While the comparison of the ways these two different stone types break—even in the context of what appears to be a single stone—is fascinating to observe, what struck me even more powerfully is how much I am like these stones.
I think of myself as a single, whole entity as I move through life, but the reality is that I'm more like a whole host of different personalities all sharing the space, much like this stone is a mix of stone types.
There's always a bit of tension between these different parts of myself.
The perfectionist me and the lazy me seldom see eye-to-eye about how much work really needs to be done on a project.
The Eeyore me and the perpetual optimist me have very different perceptions of my reality much of the time.
The creative me and the analytical me get into arguments about the feasibility (and cost!) of trying new things.
I'm used to living within this tension and negotiating my way through life with the input and help (and sometimes resistance) of these different parts of myself without really thinking of them as different parts of me. It's all just me with all my weird contradictions and quirks.
What really highlights these parts of me as different is when life takes a metaphorical hammer and gives me a good whack.
While I may feel like my whole world (and my whole self) is crumbling and broken, the truth is that depending on what kind of hammer blow it was and where it lands, different parts of me "break" in different ways.
A major financial blow may send my analytical self into overdrive trying to figure out a way to resolve the crisis, while my creative self crumbles in fear that pursuing my creativity is too expensive and risky.
A betrayal may leave my perpetual optimist self gasping with what feels like dying breaths, while the Eeyore me surges to the forefront to color my whole world grey with hopelessness.
Some parts of me crumble (like the quartz part of this stone). Some parts of me shear off in clean cuts (like the agate part of this stone). Some parts of me hold strong. Some parts shut down altogether.
As I've thought about this way of seeing my experience over this last week as I've worked on this particular video, I've realized that it's a helpful way of viewing my experience because it helps me see which parts of myself need the most help, which parts I can rely on to help carry me through, and which parts may need to be reined in a bit to keep them from creating new issues.
As much as I feel like one solid person, my experience of my reality is actually made up of all of these many parts of me in continual conversation with one another. Knowing these parts of me well enough to intentionally keep them all in view as I go through difficult times can guide and balance my response and my experience of those times in much healthier ways than my current tendency to focus only on whatever part of me is screaming the loudest.

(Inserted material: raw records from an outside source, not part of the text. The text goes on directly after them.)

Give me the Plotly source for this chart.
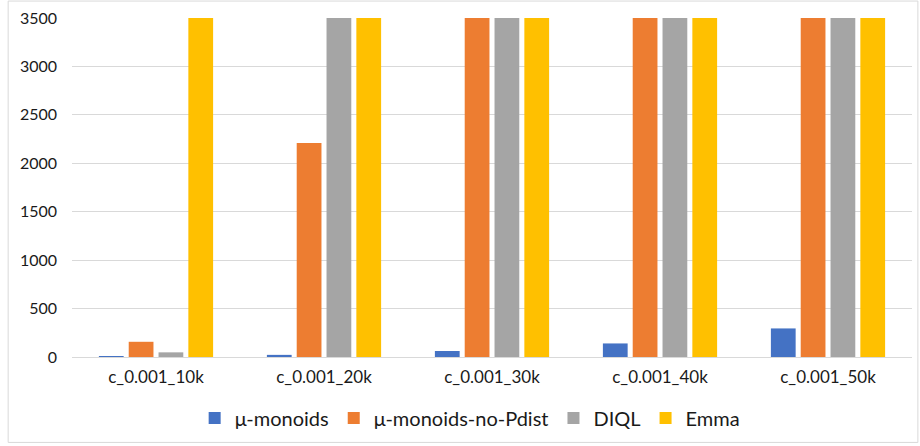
import plotly.graph_objects as go

categories = ["c_0.001_10k", "c_0.001_20k", "c_0.001_30k", "c_0.001_40k", "c_0.001_50k"]
mu_monoids = [8, 22, 62, 140, 295]
mu_monoids_no_pdist = [157, 2210, 3500, 3500, 3500]
diql = [48, 3500, 3500, 3500, 3500]
emma = [3500, 3500, 3500, 3500, 3500]

series = [
    ("μ-monoids", mu_monoids, "#4472C4"),
    ("μ-monoids-no-Pdist", mu_monoids_no_pdist, "#ED7D31"),
    ("DIQL", diql, "#A5A5A5"),
    ("Emma", emma, "#FFC000"),
]

fig = go.Figure()
for name, vals, color in series:
    fig.add_trace(go.Bar(x=categories, y=vals, name=name,
                         marker=dict(color=color, line=dict(width=0))))

fig.update_layout(
    width=920, height=446,
    margin=dict(l=72, r=8, t=18, b=87),
    paper_bgcolor="white", plot_bgcolor="white",
    font=dict(family="Lato", size=17, color="#1a1a1a"),
    barmode="group", bargap=0.29, bargroupgap=0.17,
    showlegend=True,
    legend=dict(orientation="h", x=0.474, xanchor="center", y=-0.18, yanchor="middle",
                font=dict(size=20), itemwidth=30, traceorder="normal"),
    xaxis=dict(showgrid=False, showline=False, ticks="", ticklabelstandoff=8,
               tickfont=dict(size=17)),
    yaxis=dict(range=[0, 3500], tickvals=list(range(0, 3501, 500)),
               showgrid=True, gridcolor="#d9d9d9", gridwidth=1,
               zeroline=True, zerolinecolor="#d9d9d9", zerolinewidth=1,
               ticks="", ticklabelstandoff=14, tickfont=dict(size=16)),
    shapes=[dict(type="rect", xref="paper", yref="paper",
                 x0=-0.076, x1=1.007, y0=-0.252, y1=1.05,
                 line=dict(color="#d9d9d9", width=1), layer="below")],
)

# drop the default page margin so the chart sits at the window's corner
fig.write_html("out.html", config={"displayModeBar": False},
               post_script="document.body.style.margin='0';")
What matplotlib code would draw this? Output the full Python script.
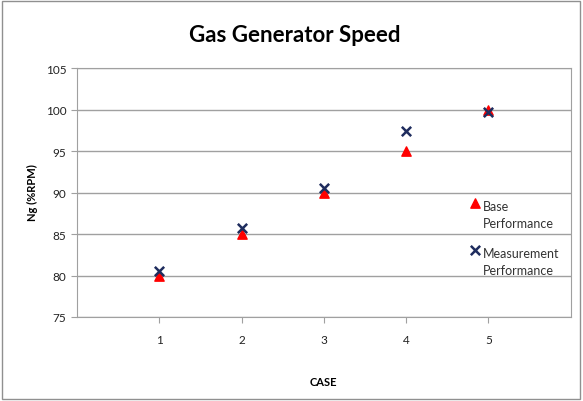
import matplotlib
matplotlib.use("Agg")
import matplotlib.pyplot as plt
from matplotlib.patches import Rectangle
from matplotlib.legend_handler import HandlerPathCollection

cases = [1, 2, 3, 4, 5]
base_perf = [79.9, 85.0, 90.0, 95.0, 100.0]
meas_perf = [80.6, 85.7, 90.6, 97.4, 99.7]

plt.rcParams["font.family"] = ["Lato", "DejaVu Sans"]

fig = plt.figure(figsize=(5.83, 4.02), dpi=100)
ax = fig.add_axes([0.132, 0.209, 0.847, 0.619])

base = ax.scatter(cases, base_perf, marker="^", s=45, color="#ff0000", edgecolors="#ff0000",
                  label="Base\nPerformance", zorder=3)
meas = ax.scatter(cases, meas_perf, marker="x", s=45, color="#1f2d5e", linewidths=1.8,
                  label="Measurement\nPerformance", zorder=4)

ax.set_xlim(0, 6)
ax.set_ylim(75, 105)
ax.set_xticks(cases)
ax.set_yticks(range(75, 106, 5))
ax.yaxis.grid(True, color="#a0a0a0", linewidth=1)
ax.set_axisbelow(True)
for side in ["left", "bottom", "right", "top"]:
    ax.spines[side].set_color("#a0a0a0")
ax.tick_params(axis="both", colors="#a0a0a0", labelcolor="#222222", labelsize=8.5, length=4)
ax.tick_params(axis="x", pad=8)

fig.text(0.505, 0.912, "Gas Generator Speed", ha="center", va="center",
         fontsize=16, fontweight="bold")
fig.text(0.055, 0.52, "Ng (%RPM)", rotation=90, ha="center", va="center",
         fontsize=8, fontweight="bold")
fig.text(0.554, 0.048, "CASE", ha="center", va="center", fontsize=8, fontweight="bold")

# marker next to first line of the two-line label
hmap = {base: HandlerPathCollection(yoffsets=[1.9]), meas: HandlerPathCollection(yoffsets=[1.9])}
leg = ax.legend(loc="upper left", bbox_to_anchor=(0.784, 0.49), frameon=False, fontsize=9,
                handletextpad=0.1, labelspacing=1.5, borderaxespad=0, handlelength=1,
                handler_map=hmap, labelcolor="#333333")
for t in leg.get_texts():
    t.set_linespacing(1.45)

fig.patches.append(Rectangle((0.004, 0.005), 0.99, 0.99, transform=fig.transFigure,
                             fill=False, edgecolor="#909090", linewidth=1))

fig.savefig("out.png", dpi=100)
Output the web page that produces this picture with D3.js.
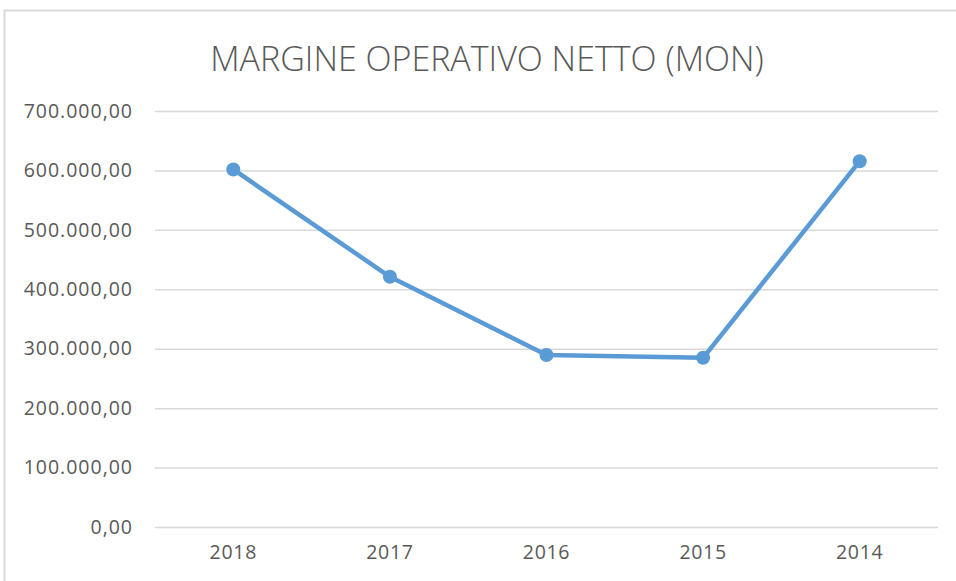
<!DOCTYPE html>
<html><head><meta charset="utf-8">
<script src="https://cdn.jsdelivr.net/npm/d3@7"></script>
<style>html,body{margin:0;padding:0;background:#fff;overflow:hidden}</style>
</head><body>
<svg id="c" width="956" height="581"></svg>
<script>
const categories = ["2018","2017","2016","2015","2014"];
const values = [601600, 421000, 289300, 284700, 615500];
const yTicks = [0,100000,200000,300000,400000,500000,600000,700000];
const title = "MARGINE OPERATIVO NETTO (MON)";

const svg = d3.select("#c");
const m = {left:155, right:938, top:111, bottom:527};
const font = "'Open Sans', 'Noto Sans', sans-serif";

svg.append("rect").attr("x",4.5).attr("y",10.5).attr("width",1000).attr("height",1000)
  .attr("fill","#fff").attr("stroke","#d9d9d9").attr("stroke-width",2);

const x = d3.scaleBand().domain(categories).range([m.left,m.right]);
const y = d3.scaleLinear().domain([0,700000]).range([m.bottom,m.top]);

const fmt = v => {
  const s = d3.format(",.2f")(v);
  return s.replace(/,/g,"#").replace(/\./g,",").replace(/#/g,".");
};

svg.append("text").attr("x",487).attr("y",71).attr("text-anchor","middle")
  .attr("font-family",font).attr("font-weight",300).attr("font-size",34)
  .attr("fill","#595959").text(title);

const gy = svg.append("g").attr("transform",`translate(${m.left},0)`)
  .call(d3.axisLeft(y).tickValues(yTicks).tickSize(-(m.right-m.left)).tickPadding(22).tickFormat(fmt));
gy.select(".domain").remove();
gy.selectAll(".tick line").attr("stroke","#d9d9d9").attr("stroke-width",1.5);
gy.selectAll(".tick text").attr("fill","#595959").attr("font-family",font).attr("font-size",19.5)
  .attr("letter-spacing","1px");

const gx = svg.append("g").attr("transform",`translate(0,${m.bottom})`)
  .call(d3.axisBottom(x).tickSize(0).tickPadding(18));
gx.select(".domain").remove();
gx.selectAll(".tick text").attr("fill","#595959").attr("font-family",font).attr("font-size",19.5)
  .attr("letter-spacing","0.7px");

const line = d3.line().x((d,i)=>x(categories[i])+x.bandwidth()/2).y(d=>y(d));
svg.append("path").datum(values).attr("d",line).attr("fill","none")
  .attr("stroke","#5b9bd5").attr("stroke-width",4.5).attr("stroke-linejoin","round");
svg.selectAll("circle.pt").data(values).join("circle").attr("class","pt")
  .attr("cx",(d,i)=>x(categories[i])+x.bandwidth()/2).attr("cy",d=>y(d)).attr("r",7)
  .attr("fill","#5b9bd5");
</script>
</body></html>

Each of these parts of me have something to offer and each of these parts of me needs tending and care. The example of this black agate and quartz broken heart with its kintsugi repairs gives me an image to help me remember to do that tending.
Do you recognize these different parts within yourself?
Have you had the experience of having some parts of yourself crumble while other parts hold strong to get you through?
What parts of you do you tend to pay the most attention to? What other parts of yourself may need some tending and care?
How does thinking of your experience this way change the way you might react to difficult times in the future?